Task goal →
In the listing below, find every line containing "this" and copy it out.

Provided information →
******************************
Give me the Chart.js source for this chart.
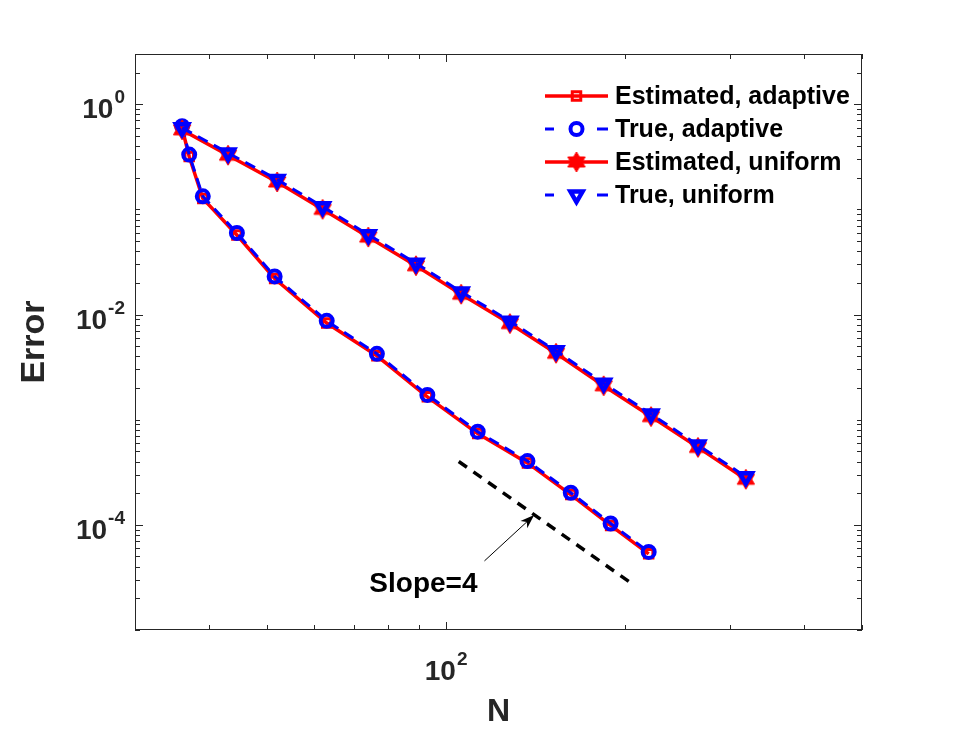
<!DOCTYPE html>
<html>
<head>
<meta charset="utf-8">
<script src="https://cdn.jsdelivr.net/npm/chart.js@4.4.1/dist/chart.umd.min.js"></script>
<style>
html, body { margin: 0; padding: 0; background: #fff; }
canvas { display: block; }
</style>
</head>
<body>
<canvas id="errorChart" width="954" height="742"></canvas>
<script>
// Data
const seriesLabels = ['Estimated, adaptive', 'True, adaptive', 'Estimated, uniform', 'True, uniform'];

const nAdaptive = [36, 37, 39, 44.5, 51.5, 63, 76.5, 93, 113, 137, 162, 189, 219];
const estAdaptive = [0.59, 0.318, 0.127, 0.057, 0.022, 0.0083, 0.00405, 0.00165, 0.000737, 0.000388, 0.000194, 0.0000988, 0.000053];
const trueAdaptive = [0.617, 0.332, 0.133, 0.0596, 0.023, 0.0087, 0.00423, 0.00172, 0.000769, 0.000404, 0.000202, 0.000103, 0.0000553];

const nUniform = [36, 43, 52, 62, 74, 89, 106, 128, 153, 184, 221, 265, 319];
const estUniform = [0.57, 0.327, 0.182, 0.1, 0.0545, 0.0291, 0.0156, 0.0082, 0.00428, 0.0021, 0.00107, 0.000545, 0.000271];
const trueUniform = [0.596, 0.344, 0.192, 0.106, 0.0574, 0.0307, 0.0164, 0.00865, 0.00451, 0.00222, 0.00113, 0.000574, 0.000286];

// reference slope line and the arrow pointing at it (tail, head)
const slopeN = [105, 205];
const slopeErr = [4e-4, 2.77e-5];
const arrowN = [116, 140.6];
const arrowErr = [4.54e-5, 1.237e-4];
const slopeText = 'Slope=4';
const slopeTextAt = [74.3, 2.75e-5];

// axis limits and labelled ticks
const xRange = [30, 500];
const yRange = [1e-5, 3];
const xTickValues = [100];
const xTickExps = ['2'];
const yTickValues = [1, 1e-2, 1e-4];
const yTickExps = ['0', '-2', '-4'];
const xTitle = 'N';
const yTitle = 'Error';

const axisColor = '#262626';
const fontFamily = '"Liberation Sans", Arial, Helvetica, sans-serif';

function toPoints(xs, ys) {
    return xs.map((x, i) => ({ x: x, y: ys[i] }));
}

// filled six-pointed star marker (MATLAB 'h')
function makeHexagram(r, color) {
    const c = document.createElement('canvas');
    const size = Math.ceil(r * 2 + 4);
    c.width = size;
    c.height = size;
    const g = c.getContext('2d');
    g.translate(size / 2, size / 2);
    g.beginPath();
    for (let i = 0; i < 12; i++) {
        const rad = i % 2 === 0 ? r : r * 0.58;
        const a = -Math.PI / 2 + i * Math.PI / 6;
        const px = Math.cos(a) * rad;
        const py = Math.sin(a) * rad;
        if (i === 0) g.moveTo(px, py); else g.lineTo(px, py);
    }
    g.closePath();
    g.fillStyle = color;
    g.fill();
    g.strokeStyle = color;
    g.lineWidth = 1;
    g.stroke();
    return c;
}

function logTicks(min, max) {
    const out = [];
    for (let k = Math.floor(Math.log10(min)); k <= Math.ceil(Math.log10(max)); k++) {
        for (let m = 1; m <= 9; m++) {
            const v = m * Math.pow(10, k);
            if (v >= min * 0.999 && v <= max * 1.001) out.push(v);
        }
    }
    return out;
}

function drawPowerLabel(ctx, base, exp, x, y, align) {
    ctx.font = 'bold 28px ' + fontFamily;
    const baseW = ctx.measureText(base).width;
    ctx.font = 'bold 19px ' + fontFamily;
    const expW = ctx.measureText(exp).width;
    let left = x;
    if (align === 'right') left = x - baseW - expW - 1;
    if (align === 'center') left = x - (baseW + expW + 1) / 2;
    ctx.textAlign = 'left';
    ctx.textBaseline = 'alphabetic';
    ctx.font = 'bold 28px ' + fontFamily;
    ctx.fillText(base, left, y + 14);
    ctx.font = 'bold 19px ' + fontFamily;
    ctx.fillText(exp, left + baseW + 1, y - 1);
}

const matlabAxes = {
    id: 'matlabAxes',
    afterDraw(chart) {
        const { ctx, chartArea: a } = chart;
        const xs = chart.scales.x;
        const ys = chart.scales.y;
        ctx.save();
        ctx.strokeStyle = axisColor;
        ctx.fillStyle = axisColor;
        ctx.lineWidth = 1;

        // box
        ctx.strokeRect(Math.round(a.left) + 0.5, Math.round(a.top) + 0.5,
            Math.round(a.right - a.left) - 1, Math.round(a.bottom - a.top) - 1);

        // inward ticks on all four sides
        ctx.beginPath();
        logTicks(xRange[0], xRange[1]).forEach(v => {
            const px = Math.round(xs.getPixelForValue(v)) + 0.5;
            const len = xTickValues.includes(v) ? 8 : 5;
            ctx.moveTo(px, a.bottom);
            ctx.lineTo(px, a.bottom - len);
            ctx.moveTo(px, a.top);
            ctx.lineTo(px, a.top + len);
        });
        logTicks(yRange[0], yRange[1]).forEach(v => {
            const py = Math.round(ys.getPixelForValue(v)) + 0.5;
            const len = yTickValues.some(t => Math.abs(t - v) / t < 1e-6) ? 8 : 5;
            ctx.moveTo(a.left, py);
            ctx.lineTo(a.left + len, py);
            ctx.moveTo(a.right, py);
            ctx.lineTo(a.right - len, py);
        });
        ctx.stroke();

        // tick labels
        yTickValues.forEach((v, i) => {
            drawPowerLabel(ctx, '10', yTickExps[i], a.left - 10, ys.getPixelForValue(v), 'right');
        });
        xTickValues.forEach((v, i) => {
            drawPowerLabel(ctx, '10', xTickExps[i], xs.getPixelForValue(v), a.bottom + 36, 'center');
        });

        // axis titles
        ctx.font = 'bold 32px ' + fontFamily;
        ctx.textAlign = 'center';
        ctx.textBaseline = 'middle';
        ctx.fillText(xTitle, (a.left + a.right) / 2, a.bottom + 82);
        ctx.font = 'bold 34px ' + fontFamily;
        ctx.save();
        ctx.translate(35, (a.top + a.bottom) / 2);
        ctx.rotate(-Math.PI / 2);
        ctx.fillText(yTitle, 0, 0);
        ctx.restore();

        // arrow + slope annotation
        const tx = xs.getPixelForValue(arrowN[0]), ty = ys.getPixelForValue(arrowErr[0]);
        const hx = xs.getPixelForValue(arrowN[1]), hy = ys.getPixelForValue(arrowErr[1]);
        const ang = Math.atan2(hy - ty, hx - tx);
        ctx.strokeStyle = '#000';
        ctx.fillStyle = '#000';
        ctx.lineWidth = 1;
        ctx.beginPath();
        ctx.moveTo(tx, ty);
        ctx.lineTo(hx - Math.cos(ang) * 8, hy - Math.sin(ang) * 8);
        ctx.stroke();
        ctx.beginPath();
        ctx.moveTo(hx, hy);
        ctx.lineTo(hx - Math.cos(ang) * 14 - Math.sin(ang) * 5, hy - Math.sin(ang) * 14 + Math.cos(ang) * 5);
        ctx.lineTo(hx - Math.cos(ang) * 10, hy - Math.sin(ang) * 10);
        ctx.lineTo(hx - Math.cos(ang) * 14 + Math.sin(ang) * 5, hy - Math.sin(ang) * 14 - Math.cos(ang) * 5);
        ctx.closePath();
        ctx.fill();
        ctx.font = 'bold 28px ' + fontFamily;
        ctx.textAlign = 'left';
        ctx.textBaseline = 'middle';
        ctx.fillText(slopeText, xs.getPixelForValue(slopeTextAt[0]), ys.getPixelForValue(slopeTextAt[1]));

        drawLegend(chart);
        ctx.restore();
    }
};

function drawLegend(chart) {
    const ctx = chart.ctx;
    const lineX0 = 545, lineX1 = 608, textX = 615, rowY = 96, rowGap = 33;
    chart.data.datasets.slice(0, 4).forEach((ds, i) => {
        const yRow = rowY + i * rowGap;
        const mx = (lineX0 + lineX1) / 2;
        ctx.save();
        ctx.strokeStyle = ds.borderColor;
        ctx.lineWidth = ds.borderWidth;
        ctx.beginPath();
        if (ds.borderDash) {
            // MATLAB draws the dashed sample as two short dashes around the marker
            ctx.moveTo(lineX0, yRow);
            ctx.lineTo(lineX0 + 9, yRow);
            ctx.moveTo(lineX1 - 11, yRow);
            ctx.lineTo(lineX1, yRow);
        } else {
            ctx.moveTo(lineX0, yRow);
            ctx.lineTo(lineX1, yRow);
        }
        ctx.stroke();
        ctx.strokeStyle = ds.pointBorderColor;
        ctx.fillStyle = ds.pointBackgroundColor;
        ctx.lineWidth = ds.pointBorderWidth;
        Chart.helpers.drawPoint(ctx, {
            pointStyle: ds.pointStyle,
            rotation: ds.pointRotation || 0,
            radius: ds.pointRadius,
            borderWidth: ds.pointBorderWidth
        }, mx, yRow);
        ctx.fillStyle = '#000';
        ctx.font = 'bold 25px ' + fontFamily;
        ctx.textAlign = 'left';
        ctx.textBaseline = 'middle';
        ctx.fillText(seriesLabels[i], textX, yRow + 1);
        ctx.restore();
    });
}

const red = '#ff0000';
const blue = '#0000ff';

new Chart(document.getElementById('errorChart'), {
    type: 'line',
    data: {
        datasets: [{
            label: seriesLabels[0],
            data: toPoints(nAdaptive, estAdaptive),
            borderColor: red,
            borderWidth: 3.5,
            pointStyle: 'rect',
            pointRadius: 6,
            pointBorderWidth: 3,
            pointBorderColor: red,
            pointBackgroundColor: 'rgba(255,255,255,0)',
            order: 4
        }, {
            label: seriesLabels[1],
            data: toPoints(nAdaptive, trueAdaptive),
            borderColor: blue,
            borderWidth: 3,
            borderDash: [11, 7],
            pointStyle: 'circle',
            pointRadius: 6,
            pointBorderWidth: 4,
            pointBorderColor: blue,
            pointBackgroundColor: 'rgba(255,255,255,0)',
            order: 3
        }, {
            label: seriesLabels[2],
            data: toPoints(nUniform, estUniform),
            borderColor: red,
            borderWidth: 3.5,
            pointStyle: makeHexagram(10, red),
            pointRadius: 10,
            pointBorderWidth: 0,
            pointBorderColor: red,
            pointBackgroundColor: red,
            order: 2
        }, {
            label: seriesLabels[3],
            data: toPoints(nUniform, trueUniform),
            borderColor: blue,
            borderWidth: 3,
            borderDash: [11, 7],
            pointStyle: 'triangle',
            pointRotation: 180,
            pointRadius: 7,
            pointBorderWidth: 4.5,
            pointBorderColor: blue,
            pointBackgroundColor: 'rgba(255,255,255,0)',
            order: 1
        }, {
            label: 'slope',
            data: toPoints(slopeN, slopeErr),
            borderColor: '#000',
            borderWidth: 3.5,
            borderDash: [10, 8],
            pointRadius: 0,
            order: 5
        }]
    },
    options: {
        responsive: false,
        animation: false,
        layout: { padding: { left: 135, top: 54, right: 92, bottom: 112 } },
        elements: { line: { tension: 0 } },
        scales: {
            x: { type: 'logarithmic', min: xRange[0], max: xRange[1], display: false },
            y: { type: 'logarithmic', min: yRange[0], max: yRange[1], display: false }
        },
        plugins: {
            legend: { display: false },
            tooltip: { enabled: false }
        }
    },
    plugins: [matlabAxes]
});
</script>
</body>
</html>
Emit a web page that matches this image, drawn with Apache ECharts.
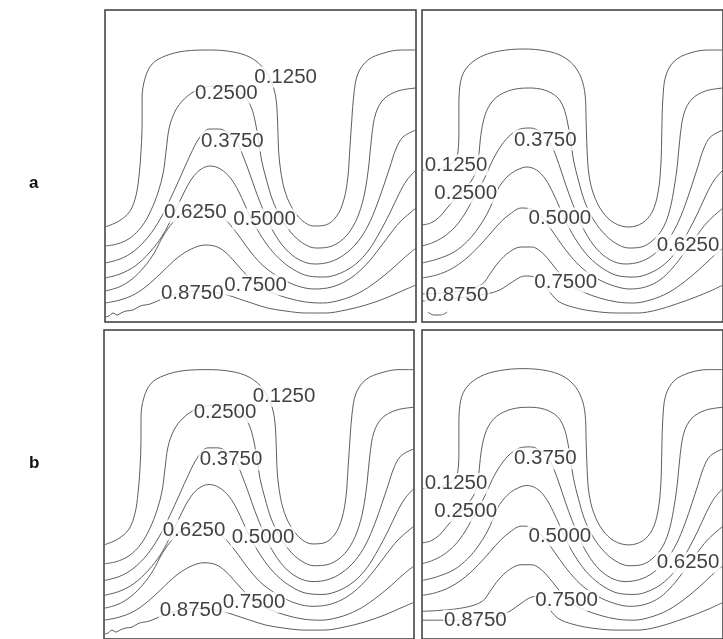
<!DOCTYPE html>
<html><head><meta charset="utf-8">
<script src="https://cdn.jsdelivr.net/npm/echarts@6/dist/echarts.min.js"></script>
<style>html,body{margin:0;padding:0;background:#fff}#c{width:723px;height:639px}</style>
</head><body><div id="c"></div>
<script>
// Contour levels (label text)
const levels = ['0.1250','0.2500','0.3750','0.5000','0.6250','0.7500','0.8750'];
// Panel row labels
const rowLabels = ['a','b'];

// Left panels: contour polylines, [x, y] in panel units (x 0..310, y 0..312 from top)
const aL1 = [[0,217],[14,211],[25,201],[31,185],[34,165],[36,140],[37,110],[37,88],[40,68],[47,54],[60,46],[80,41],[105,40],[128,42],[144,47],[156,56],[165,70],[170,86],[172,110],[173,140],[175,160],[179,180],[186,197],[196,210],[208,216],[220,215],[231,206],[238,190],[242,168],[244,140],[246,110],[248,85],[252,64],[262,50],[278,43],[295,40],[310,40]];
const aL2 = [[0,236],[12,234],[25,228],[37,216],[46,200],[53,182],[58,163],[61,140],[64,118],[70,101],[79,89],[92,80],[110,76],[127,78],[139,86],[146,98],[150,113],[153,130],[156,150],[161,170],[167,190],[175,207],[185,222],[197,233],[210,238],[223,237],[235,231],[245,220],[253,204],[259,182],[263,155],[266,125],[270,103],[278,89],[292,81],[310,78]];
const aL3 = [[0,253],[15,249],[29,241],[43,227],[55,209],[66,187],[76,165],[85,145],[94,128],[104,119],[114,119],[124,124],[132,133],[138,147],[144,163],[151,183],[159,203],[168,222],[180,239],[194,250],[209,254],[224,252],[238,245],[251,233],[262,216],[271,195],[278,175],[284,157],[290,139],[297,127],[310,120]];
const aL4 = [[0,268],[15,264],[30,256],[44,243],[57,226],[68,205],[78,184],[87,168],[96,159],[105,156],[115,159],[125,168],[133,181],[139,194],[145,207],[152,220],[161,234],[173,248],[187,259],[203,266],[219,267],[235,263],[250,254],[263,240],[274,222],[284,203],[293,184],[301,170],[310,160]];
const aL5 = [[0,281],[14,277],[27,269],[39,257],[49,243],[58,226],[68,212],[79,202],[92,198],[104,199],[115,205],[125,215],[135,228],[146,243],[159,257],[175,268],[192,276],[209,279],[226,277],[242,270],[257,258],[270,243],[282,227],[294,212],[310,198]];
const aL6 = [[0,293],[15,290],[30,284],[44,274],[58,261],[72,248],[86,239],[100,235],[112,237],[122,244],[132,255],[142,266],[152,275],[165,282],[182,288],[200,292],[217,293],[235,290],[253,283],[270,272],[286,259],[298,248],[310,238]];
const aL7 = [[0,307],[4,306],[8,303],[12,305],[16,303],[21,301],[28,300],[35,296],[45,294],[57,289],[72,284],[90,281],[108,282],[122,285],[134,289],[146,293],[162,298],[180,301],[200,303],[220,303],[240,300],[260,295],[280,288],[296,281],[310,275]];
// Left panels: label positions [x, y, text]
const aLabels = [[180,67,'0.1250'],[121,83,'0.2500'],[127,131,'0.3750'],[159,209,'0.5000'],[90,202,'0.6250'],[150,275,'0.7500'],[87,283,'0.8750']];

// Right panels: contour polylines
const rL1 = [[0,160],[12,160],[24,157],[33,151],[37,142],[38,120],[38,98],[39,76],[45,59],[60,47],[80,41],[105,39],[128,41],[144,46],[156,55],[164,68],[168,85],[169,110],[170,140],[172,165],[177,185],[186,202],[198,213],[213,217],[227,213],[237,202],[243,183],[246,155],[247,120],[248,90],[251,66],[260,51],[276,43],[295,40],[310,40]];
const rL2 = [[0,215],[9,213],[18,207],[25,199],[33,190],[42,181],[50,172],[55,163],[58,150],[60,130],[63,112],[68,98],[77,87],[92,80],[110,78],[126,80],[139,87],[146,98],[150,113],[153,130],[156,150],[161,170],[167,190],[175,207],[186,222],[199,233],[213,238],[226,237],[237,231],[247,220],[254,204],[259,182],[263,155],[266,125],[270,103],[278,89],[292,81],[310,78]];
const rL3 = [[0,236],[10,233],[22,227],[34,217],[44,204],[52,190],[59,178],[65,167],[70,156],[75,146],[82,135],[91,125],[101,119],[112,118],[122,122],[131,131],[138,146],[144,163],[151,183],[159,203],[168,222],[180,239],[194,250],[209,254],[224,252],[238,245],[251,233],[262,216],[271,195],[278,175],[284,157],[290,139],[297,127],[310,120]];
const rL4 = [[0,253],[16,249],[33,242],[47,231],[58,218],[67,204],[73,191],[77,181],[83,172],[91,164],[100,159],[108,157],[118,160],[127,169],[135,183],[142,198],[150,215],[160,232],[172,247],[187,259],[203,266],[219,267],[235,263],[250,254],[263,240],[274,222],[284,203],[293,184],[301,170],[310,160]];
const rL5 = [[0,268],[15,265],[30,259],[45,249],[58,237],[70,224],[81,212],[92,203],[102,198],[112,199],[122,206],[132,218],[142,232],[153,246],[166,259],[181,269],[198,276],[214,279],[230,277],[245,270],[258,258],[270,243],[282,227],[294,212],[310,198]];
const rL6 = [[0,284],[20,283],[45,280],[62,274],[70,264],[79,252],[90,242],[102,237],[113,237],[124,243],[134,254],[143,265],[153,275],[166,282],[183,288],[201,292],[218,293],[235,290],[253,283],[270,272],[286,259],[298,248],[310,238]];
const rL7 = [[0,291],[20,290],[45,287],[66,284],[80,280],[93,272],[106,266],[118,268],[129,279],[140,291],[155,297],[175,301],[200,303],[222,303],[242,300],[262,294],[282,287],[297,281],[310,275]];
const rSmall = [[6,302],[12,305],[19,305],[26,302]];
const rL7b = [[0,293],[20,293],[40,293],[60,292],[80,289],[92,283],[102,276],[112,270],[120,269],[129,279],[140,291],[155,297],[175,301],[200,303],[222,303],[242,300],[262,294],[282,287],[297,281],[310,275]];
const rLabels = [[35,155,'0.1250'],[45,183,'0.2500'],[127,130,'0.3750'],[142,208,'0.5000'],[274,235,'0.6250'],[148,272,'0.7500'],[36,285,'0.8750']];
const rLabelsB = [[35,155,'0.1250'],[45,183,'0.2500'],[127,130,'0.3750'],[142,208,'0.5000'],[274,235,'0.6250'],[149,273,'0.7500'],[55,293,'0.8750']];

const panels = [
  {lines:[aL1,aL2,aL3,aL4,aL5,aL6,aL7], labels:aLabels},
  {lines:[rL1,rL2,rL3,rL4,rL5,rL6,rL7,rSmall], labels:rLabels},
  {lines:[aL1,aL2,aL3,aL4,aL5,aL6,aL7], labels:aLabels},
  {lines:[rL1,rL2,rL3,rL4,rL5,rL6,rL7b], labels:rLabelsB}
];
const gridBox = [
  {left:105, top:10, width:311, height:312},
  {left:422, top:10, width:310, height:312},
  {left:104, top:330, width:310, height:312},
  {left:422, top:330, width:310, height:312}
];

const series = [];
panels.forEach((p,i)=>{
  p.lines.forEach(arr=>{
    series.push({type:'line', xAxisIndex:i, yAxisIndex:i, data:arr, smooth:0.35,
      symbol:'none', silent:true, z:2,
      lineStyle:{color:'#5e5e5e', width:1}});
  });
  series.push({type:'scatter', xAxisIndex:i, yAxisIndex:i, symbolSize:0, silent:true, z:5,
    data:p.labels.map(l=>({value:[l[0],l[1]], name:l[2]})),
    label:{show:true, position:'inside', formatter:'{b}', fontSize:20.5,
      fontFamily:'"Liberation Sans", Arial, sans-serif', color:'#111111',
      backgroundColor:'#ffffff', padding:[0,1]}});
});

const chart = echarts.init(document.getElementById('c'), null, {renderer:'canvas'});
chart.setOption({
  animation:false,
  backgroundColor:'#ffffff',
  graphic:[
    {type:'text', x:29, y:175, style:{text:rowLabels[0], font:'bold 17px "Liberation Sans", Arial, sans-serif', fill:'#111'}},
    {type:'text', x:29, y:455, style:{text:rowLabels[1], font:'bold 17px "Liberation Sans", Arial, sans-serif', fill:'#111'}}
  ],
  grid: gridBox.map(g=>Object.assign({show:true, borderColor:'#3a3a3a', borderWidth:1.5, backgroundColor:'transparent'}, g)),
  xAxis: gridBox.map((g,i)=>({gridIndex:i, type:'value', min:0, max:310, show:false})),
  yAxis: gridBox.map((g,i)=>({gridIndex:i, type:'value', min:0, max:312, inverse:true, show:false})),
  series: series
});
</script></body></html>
******************************
Result →
Give me the Chart.js source for this chart.
Emit a web page that matches this image, drawn with Apache ECharts.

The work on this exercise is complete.